● **EXERCISE INSTRUCTIONS**
Do not repeat pictures. Repeat exactly the lines of the listing below from its first line through the line with "580, 628, 700];".

● **DATA SECTION**
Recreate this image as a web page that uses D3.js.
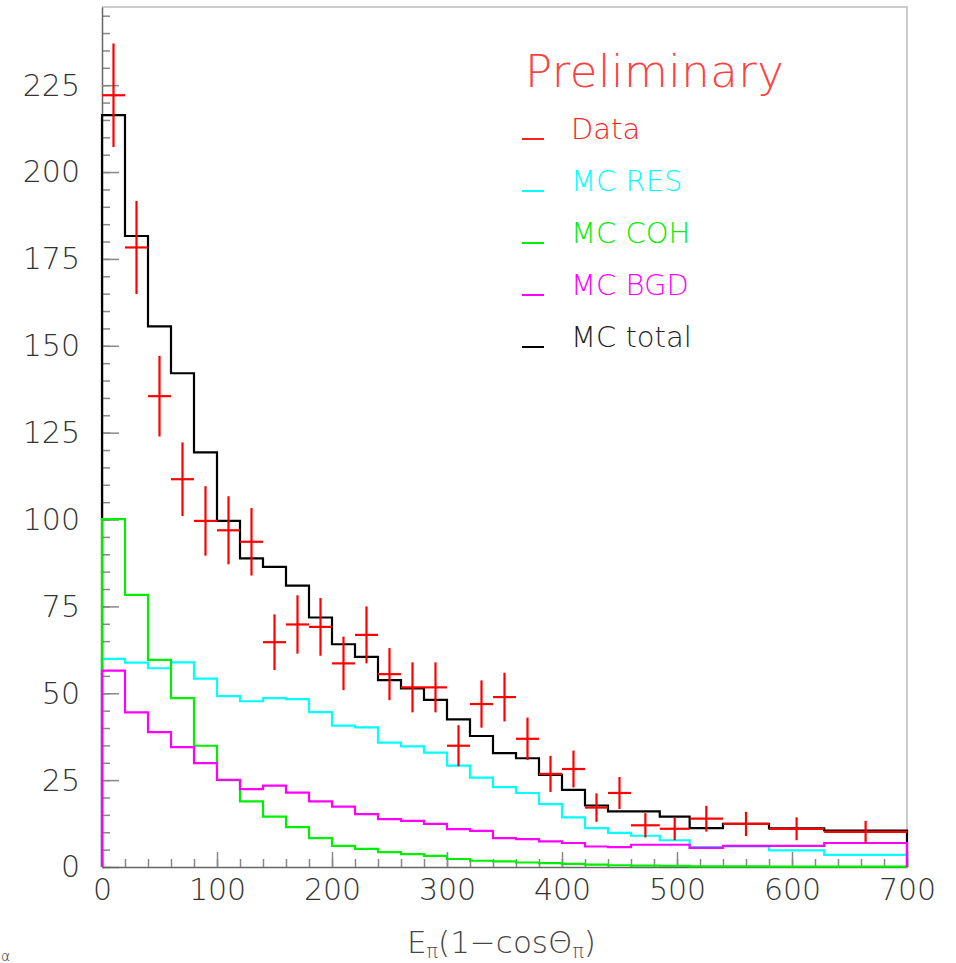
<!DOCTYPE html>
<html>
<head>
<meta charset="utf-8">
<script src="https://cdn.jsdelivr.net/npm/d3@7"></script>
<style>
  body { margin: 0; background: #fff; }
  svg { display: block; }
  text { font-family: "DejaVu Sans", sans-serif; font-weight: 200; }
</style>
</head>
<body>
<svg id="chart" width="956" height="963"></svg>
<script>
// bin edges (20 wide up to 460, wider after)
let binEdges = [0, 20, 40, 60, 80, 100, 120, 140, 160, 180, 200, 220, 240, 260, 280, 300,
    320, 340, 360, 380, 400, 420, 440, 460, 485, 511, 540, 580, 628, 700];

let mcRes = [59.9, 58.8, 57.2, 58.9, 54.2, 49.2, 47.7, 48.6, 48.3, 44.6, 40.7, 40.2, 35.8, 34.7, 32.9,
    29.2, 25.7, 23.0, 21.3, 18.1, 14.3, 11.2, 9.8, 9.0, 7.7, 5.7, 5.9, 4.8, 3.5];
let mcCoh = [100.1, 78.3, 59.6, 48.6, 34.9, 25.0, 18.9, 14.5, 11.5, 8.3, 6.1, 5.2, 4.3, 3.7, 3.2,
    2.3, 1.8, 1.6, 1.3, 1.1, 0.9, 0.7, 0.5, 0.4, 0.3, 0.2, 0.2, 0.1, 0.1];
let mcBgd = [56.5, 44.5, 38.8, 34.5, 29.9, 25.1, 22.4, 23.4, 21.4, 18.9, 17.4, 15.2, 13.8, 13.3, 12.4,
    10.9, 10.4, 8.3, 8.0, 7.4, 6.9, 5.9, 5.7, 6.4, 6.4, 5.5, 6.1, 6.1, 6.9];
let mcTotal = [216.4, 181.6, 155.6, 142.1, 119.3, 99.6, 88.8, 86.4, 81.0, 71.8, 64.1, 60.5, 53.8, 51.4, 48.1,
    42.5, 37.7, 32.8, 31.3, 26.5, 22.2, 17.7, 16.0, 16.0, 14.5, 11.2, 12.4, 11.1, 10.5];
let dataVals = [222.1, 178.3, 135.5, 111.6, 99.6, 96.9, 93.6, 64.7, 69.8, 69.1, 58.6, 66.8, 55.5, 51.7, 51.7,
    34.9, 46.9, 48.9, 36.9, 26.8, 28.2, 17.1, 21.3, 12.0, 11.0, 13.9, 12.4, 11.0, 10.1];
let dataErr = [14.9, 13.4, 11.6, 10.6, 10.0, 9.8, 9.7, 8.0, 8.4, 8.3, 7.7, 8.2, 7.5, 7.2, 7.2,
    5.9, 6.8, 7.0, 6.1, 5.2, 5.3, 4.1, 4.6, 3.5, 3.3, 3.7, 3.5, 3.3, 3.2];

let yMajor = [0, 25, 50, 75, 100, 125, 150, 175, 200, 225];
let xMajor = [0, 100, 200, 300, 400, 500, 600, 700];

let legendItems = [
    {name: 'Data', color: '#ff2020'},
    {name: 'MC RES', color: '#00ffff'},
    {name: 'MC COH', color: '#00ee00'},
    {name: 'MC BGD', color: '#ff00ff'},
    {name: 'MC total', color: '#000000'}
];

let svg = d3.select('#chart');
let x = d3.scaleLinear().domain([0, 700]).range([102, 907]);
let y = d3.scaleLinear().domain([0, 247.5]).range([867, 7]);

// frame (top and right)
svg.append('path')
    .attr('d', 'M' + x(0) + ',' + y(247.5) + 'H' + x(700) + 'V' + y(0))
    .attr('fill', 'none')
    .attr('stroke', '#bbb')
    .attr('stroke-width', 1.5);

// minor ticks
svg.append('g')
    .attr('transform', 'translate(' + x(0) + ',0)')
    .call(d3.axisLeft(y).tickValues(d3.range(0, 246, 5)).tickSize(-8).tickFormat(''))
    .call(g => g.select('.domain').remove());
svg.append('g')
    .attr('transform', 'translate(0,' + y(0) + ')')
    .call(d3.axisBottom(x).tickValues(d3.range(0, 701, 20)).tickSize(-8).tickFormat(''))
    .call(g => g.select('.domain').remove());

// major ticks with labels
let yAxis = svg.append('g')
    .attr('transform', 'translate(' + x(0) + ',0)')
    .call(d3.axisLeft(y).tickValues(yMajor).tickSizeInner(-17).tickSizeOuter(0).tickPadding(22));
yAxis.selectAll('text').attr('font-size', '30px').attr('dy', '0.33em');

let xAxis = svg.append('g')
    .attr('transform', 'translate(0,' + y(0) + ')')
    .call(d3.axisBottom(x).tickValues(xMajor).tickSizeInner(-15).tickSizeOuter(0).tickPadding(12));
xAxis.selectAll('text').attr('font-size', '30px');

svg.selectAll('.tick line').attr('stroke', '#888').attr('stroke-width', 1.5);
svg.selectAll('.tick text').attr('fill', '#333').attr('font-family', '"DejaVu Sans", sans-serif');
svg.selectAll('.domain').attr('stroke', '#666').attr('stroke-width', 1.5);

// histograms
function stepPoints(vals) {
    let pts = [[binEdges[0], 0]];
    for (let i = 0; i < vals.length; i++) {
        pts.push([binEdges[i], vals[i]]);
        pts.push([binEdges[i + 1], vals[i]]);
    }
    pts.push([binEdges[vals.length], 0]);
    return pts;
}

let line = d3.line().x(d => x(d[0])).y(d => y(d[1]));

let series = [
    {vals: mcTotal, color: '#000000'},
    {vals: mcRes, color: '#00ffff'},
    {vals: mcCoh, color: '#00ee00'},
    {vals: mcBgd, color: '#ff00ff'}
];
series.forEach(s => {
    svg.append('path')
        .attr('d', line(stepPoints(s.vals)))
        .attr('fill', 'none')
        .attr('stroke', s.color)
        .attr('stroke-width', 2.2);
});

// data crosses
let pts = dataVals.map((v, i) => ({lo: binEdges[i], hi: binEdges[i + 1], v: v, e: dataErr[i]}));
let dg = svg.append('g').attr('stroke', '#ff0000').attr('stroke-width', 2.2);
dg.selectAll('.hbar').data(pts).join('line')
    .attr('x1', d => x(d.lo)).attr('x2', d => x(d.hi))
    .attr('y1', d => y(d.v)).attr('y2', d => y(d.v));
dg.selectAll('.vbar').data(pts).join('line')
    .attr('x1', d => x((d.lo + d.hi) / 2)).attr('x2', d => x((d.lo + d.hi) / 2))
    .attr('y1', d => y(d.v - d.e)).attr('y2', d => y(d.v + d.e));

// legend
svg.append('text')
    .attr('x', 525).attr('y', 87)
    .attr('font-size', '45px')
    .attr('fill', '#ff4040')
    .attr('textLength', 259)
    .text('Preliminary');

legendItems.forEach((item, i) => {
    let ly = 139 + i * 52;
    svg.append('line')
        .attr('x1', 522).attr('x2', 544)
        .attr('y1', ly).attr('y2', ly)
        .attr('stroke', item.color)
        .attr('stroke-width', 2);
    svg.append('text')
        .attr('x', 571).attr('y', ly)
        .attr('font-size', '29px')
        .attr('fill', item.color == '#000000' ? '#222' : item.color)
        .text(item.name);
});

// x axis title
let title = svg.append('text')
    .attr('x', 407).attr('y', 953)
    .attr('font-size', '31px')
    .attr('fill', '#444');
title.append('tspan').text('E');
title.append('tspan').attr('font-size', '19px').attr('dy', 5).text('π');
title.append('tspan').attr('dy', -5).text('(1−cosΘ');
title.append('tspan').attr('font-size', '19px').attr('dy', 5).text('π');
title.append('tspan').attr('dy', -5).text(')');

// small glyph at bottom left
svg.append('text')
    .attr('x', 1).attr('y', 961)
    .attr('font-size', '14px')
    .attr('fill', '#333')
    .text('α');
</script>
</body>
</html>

● **RESULT OF THE TASK**
Recreate this image as a web page that uses D3.js.
<!DOCTYPE html>
<html>
<head>
<meta charset="utf-8">
<script src="https://cdn.jsdelivr.net/npm/d3@7"></script>
<style>
  body { margin: 0; background: #fff; }
  svg { display: block; }
  text { font-family: "DejaVu Sans", sans-serif; font-weight: 200; }
</style>
</head>
<body>
<svg id="chart" width="956" height="963"></svg>
<script>
// bin edges (20 wide up to 460, wider after)
let binEdges = [0, 20, 40, 60, 80, 100, 120, 140, 160, 180, 200, 220, 240, 260, 280, 300,
    320, 340, 360, 380, 400, 420, 440, 460, 485, 511, 540, 580, 628, 700];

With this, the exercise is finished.